Blood and Politics: The History of the White Nationalist Movement from the Margins to the Mainstream
- Author: Leonard Zeskind
- Language: English
- Subject: White nationalism
- Publisher: Farrar, Straus and Giroux
- Publication date: 2009
- Publication place: United States of America
- Pages: 645
- ISBN: 978-0-374-10903-5
- OCLC: 243544894
- Dewey Decimal: 305.800973
- LC Class: E184.A1 Z47 2009

= Blood and Politics =

2009 book by Leonard Zeskind

Blood and Politics: The History of the White Nationalist Movement from the Margins to the Mainstream is a book by Leonard Zeskind. It was first published in 2009 by Farrar, Straus and Giroux.
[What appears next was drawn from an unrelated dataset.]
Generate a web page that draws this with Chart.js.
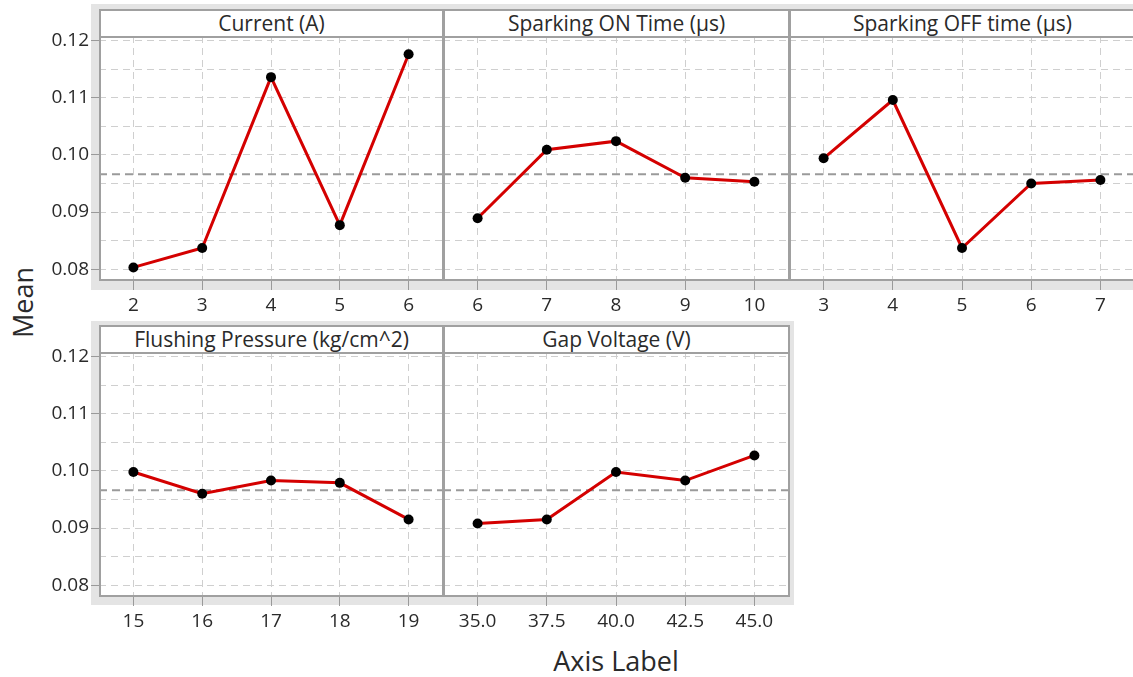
<!DOCTYPE html>
<html>
<head>
<meta charset="utf-8">
<script src="https://cdn.jsdelivr.net/npm/chart.js@4.4.1/dist/chart.umd.min.js"></script>
<style>
  body { margin: 0; width: 1133px; height: 677px; overflow: hidden; background: #fff; position: relative; font-family: 'Open Sans', sans-serif; }
  .frame { position: absolute; background: #e4e4e4; }
  .plot { position: absolute; background: #fff; }
  .box { position: absolute; border: 2px solid #a0a0a0; box-sizing: border-box; pointer-events: none; }
  .head { position: absolute; background: #fff; border: 2px solid #a0a0a0; box-sizing: border-box; text-align: center; font-size: 21px; color: #2a2a2a; line-height: 24px; }
  canvas { position: absolute; }
  .label { position: absolute; font-size: 27px; color: #2a2a2a; }
</style>
</head>
<body>
<div class="label" style="left:516px; top:642px; width:200px; text-align:center;">Axis Label</div>
<div class="label" style="left:-78px; top:284px; width:200px; text-align:center; transform:rotate(-90deg);">Mean</div>
<script>
// main effects data
const currentX = [2, 3, 4, 5, 6];
const currentY = [0.0803, 0.0837, 0.1136, 0.0877, 0.1176];
const onTimeX = [6, 7, 8, 9, 10];
const onTimeY = [0.0889, 0.1009, 0.1024, 0.0960, 0.0953];
const offTimeX = [3, 4, 5, 6, 7];
const offTimeY = [0.0994, 0.1096, 0.0837, 0.0950, 0.0956];
const pressureX = [15, 16, 17, 18, 19];
const pressureY = [0.0998, 0.0960, 0.0983, 0.0979, 0.0915];
const voltageX = [35, 37.5, 40, 42.5, 45];
const voltageY = [0.0908, 0.0915, 0.0998, 0.0983, 0.1027];

const meanY = 0.0966;
const yGrid = [0.08, 0.085, 0.09, 0.095, 0.10, 0.105, 0.11, 0.115, 0.12];
const yMin = 0.0781, yMax = 0.1208;

const titles = ['Current (A)', 'Sparking ON Time (µs)', 'Sparking OFF time (µs)', 'Flushing Pressure (kg/cm^2)', 'Gap Voltage (V)'];

// layout of the panels (plot area in page pixels)
const panels = [
  { xs: currentX, ys: currentY, title: titles[0], x: 99, y: 36, w: 344, h: 244, left: true, dec: 0 },
  { xs: onTimeX, ys: onTimeY, title: titles[1], x: 443, y: 36, w: 346, h: 244, left: false, dec: 0 },
  { xs: offTimeX, ys: offTimeY, title: titles[2], x: 789, y: 36, w: 346, h: 244, left: false, dec: 0 },
  { xs: pressureX, ys: pressureY, title: titles[3], x: 99, y: 352, w: 344, h: 244, left: true, dec: 0 },
  { xs: voltageX, ys: voltageY, title: titles[4], x: 443, y: 352, w: 346, h: 244, left: false, dec: 1 }
];

function div(cls, l, t, w, h, text) {
  const d = document.createElement('div');
  d.className = cls;
  d.style.left = l + 'px'; d.style.top = t + 'px';
  d.style.width = w + 'px'; d.style.height = h + 'px';
  if (text) d.textContent = text;
  document.body.appendChild(d);
  return d;
}

// grey frames behind each row
div('frame', 91, 4, 1050, 286);
div('frame', 91, 321, 703, 284);

const isMajor = v => Math.abs(v * 100 - Math.round(v * 100)) < 1e-6;

panels.forEach(p => {
  const yW = p.left ? 60 : 0;
  const xH = 44;
  const padTop = 16;
  div('plot', p.x, p.y, p.w, p.h);

  const c = document.createElement('canvas');
  c.width = p.w + yW;
  c.height = p.h + xH + padTop;
  c.style.left = (p.x - yW) + 'px';
  c.style.top = (p.y - padTop) + 'px';
  document.body.appendChild(c);

  const step = p.xs[1] - p.xs[0];
  const xMin = p.xs[0] - step / 2;
  const xMax = p.xs[p.xs.length - 1] + step / 2;

  new Chart(c, {
    type: 'line',
    data: {
      datasets: [{
        data: p.xs.map((x, i) => ({ x: x, y: p.ys[i] })),
        borderColor: '#d40000',
        borderWidth: 3,
        pointRadius: 5,
        pointBackgroundColor: '#000',
        pointBorderWidth: 0,
        tension: 0
      }, {
        data: [{ x: xMin, y: meanY }, { x: xMax, y: meanY }],
        borderColor: '#9a9a9a',
        borderWidth: 2,
        borderDash: [8, 5],
        pointRadius: 0
      }]
    },
    options: {
      responsive: false,
      animation: false,
      layout: { padding: { top: padTop, left: 0, right: 0, bottom: 0 }, autoPadding: false },
      plugins: { legend: { display: false }, tooltip: { enabled: false } },
      scales: {
        x: {
          type: 'linear',
          min: xMin,
          max: xMax,
          afterBuildTicks: s => { s.ticks = p.xs.map(v => ({ value: v })); },
          afterFit: s => { s.height = xH; s.paddingLeft = 0; s.paddingRight = 0; },
          grid: { color: '#cfcfcf', lineWidth: 1, tickLength: 10, tickColor: '#9a9a9a' },
          border: { display: false, dash: [7, 5] },
          ticks: {
            padding: 4,
            color: '#2a2a2a',
            font: { family: 'Open Sans', size: 19 },
            maxRotation: 0,
            callback: v => v.toFixed(p.dec)
          }
        },
        y: {
          min: yMin,
          max: yMax,
          afterBuildTicks: s => { s.ticks = yGrid.map(v => ({ value: v })); },
          afterFit: s => { s.width = yW; s.paddingTop = 0; s.paddingBottom = 0; },
          grid: {
            color: '#cfcfcf',
            lineWidth: 1,
            drawTicks: p.left,
            tickLength: 8,
            tickColor: ctx => (ctx.tick && isMajor(ctx.tick.value)) ? '#9a9a9a' : 'rgba(0,0,0,0)'
          },
          border: { display: false, dash: [7, 5] },
          ticks: {
            display: p.left,
            padding: 2,
            color: '#2a2a2a',
            font: { family: 'Open Sans', size: 19 },
            callback: v => isMajor(v) ? v.toFixed(2) : ''
          }
        }
      }
    }
  });

  // panel border and title strip
  div('box', p.x, p.y - 27, p.w + 1, p.h + 28);
  div('head', p.x, p.y - 27, p.w + 1, 29, p.title);
});
</script>
</body>
</html>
== Background and publication history ==
Blood and Politics was published in 2009 by Farrar, Straus and Giroux.

== Contents ==
The book traces the evolution of white supremacist groups from the mid-1970s onward, highlighting their internal divisions and lack of cohesion. Zeskind focuses on the ongoing rift between “mainstreamers,” who moderate their rhetoric to gain broader acceptance, and hardline “vanguardists,” who maintain a separatist, militant stance.

The book discusses figures such as David Duke, Bo Gritz, Pat Robertson, and Willis Carto as well as various movements such as the Christian Identity Movement and the white power skinheads, specifically focuses on Willis Carto, William Luther Pierce, and David Duke.

== Reception ==
Reviewers considered the book to be one of the most comprehensive and well-researched histories of American white nationalism. For instance, Publishers Weekly called the book a "rigorously researched and eloquent book" that has the "breadth of an encyclopedia." However, the scope of the book was so wide and the contents so exhaustive that critics believed the book was repetitive and unfocused.

Art Winslow wrote in the Los Angeles Times that Zeskind's detailed, chronological narrative revealed not only the violence linked to white supremacist groups but also the troubling endurance of their ideologies. Despite legal, social, and political opposition, "vanguardists" have preserved and propagated the core beliefs of national socialism, offering a persistent foundation for future extremist activity. Dave Gilson criticized the book for not making a greater distinction between white Republicans and politically fringe figures and Chris Barsanti said that Zeskind's "style can be tendentious" but that "the weight of his scholarship ... is undeniably impressive." Another reviewer questioned whether the subjects discussed in the book were "steering the U.S. toward extended racial strife."